The report, Travel_Means_Jobs-USTA2012, offers a powerful argument for promoting tourism, especially overseas tourism. And that in turn provides an argument for good destination stewardship.

The report claims travel and tourism in 2011 supported 7.5 million U.S. jobs, which amounts to about 7% of private sector employment nationwide. It says travel job growth is outpacing the rest of the economy by 29%.

Significantly, small businesses provide the majority, 53%, of those travel jobs. “Small businesses in the travel industry employ a higher percentage of workers than the rest of the private sector in 44 of the 50 states,” according to the report. Plus, for all of us tourists, small businesses help make travel interesting.

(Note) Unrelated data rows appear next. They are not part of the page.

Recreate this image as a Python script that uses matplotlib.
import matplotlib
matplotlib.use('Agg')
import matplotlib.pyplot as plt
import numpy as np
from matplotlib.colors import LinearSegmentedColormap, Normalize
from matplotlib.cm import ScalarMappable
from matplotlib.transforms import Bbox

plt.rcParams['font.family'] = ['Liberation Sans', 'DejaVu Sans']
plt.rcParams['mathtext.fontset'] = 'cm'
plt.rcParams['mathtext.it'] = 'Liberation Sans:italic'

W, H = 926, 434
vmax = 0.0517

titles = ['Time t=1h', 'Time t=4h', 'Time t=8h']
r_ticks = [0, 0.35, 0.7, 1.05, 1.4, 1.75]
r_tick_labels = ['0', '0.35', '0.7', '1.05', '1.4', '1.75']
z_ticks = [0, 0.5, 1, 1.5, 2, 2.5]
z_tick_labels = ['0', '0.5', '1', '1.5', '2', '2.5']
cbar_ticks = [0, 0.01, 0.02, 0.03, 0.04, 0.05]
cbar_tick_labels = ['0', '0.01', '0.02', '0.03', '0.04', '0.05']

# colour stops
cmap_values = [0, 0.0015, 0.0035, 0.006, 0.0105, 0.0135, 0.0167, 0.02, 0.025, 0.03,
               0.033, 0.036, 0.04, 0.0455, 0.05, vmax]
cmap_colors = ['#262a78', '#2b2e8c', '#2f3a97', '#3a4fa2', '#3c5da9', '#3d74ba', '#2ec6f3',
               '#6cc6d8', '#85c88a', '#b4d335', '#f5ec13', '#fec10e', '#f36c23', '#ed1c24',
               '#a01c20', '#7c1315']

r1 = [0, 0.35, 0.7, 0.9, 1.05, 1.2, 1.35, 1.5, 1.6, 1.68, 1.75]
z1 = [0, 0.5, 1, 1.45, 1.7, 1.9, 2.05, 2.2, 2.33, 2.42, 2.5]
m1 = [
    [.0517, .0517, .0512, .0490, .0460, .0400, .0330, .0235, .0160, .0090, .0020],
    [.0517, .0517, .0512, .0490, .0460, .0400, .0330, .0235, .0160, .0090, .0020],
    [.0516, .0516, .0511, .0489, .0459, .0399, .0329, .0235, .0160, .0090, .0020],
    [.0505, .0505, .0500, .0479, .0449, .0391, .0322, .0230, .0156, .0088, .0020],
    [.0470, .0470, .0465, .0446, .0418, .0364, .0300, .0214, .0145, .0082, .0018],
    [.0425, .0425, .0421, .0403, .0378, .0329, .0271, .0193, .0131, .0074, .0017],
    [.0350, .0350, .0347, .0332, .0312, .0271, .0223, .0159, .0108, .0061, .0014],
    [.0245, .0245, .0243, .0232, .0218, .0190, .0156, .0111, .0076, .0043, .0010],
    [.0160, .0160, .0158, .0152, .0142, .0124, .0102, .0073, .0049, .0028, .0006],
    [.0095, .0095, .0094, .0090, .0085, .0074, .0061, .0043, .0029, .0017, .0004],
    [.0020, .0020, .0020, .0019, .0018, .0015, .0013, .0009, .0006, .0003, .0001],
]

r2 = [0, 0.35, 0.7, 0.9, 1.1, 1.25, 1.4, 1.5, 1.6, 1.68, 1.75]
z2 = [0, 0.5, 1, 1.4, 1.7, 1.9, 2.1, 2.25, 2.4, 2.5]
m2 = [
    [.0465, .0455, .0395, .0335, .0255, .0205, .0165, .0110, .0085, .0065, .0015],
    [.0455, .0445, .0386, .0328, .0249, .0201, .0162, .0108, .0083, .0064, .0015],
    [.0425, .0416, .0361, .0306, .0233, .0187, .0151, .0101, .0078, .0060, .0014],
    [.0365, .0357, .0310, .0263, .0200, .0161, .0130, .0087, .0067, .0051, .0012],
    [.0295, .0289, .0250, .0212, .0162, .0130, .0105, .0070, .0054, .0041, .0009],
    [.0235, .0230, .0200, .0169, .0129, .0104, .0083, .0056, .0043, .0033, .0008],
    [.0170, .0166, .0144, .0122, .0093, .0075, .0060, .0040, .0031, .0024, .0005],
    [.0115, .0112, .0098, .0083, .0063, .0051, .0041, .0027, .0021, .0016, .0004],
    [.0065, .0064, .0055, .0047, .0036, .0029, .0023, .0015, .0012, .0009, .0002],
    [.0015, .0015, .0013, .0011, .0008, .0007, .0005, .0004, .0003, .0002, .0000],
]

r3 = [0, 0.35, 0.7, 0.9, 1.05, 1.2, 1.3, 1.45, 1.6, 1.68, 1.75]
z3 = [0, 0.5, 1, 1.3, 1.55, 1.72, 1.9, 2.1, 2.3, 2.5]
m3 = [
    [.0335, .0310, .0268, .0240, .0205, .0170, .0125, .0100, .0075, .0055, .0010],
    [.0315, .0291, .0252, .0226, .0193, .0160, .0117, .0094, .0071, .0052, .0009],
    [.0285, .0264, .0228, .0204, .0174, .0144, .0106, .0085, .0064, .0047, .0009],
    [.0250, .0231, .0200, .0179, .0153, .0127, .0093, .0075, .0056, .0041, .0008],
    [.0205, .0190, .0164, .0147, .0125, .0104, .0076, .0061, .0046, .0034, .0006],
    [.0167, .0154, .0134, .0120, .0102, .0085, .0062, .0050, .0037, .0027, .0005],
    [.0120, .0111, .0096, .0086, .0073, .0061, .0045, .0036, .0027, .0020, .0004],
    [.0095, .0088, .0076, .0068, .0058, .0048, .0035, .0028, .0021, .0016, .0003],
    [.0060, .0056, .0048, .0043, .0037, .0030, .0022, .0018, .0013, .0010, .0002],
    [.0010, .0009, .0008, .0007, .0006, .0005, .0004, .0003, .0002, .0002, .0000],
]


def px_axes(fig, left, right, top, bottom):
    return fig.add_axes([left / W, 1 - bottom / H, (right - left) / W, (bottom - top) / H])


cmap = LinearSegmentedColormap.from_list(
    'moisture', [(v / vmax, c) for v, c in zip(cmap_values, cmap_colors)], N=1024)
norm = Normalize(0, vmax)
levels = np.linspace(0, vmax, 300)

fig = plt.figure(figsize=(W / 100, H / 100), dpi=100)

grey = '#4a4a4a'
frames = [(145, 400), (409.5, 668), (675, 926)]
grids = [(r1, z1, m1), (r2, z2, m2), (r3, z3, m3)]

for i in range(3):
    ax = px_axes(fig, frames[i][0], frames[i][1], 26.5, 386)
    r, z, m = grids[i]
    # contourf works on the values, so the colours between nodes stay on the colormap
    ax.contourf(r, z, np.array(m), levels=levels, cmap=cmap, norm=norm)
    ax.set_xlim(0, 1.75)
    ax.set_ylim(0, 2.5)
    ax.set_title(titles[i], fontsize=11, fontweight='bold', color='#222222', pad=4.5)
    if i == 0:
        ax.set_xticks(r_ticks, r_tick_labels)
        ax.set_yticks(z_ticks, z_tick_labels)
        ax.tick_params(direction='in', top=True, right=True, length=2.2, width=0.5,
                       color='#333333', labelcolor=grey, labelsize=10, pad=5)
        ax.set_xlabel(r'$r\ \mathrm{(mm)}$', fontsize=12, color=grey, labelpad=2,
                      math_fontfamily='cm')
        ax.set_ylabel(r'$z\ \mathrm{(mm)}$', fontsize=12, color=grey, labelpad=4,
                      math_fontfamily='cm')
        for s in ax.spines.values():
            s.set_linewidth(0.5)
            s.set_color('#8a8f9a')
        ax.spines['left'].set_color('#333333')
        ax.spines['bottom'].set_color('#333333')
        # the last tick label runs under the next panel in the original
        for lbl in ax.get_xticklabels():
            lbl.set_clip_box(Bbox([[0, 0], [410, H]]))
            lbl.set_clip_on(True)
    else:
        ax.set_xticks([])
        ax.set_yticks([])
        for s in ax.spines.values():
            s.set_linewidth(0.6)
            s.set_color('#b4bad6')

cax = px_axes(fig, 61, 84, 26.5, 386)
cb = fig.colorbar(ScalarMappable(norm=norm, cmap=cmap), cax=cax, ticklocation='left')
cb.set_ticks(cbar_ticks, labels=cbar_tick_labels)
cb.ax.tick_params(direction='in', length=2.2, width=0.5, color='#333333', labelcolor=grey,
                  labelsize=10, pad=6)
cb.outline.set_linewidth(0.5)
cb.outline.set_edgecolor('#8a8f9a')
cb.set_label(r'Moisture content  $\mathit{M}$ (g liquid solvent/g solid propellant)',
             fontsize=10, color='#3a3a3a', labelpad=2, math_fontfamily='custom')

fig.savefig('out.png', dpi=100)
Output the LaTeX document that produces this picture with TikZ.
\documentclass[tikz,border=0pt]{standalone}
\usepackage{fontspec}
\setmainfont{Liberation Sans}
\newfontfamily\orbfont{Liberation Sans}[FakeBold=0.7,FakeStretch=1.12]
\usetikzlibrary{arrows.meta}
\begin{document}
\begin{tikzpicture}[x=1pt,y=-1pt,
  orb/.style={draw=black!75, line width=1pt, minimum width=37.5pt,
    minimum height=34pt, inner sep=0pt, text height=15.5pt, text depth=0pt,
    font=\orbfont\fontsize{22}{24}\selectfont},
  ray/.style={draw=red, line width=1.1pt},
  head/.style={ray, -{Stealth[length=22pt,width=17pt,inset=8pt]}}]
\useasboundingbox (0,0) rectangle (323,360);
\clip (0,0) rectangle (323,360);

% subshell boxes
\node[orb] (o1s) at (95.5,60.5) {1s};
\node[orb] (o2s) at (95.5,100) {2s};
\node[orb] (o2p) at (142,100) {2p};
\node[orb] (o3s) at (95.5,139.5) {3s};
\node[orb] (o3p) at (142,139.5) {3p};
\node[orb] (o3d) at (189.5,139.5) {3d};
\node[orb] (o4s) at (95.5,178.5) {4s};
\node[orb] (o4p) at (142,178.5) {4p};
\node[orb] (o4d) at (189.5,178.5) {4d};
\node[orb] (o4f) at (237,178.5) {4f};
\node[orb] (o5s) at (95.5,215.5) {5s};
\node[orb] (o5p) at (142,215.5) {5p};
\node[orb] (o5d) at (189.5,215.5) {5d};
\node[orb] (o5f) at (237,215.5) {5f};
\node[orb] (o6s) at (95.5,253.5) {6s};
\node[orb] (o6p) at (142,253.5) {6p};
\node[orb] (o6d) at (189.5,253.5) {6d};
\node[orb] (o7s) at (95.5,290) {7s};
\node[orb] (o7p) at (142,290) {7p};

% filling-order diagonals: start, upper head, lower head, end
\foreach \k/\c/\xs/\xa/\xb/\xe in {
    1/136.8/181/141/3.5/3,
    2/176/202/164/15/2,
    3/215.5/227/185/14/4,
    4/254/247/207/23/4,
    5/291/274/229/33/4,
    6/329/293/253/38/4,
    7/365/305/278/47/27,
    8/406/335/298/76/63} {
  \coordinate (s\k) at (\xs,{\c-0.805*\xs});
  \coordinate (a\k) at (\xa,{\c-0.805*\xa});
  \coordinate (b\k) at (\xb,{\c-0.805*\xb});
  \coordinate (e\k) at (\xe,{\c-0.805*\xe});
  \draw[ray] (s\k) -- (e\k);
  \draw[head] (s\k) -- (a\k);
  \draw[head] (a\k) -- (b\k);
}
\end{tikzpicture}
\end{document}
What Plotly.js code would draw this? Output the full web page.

What’s important about tourists from abroad? Incoming tourism actually constitutes an export, in that foreign money is buying U.S. services and products. (Tourism and real estate are among the few industries where the consumer goes to the product, not vice versa.)

That’s good for the U.S. economy, spreading incoming revenue and resulting jobs around the country. What’s more, tourists from abroad generally spend more per capita than domestic tourists, so you get more bang for each tourist footprint. (Similarly, Americans tend to spend more when they go abroad.)

Says the report, “Since 2008, travel has ranked as America’s largest export industry, ahead of other major exports such as machinery, chemicals, business services and agriculture. In 2011, it accounted for $153 billion in exports, which represented 7.3 percent of total U.S. exports in goods and services.”

The power of foreign tourism can be good for protection of destination assets—all those things that make each place special—because conservation measures can be shown to create jobs. Foreign tourism is also good “public diplomacy”: Visitors get to know Americans and dispel misconceptions about the country and its people.

Additionally, there is significance for the poorly promoted U.S. World Heritage program, because World Heritage is an attractor for foreign visitors. The 22 American sites inscribed under the World Heritage Convention—from the Great Smokies to Taos Pueblo—would do well to make their status better known.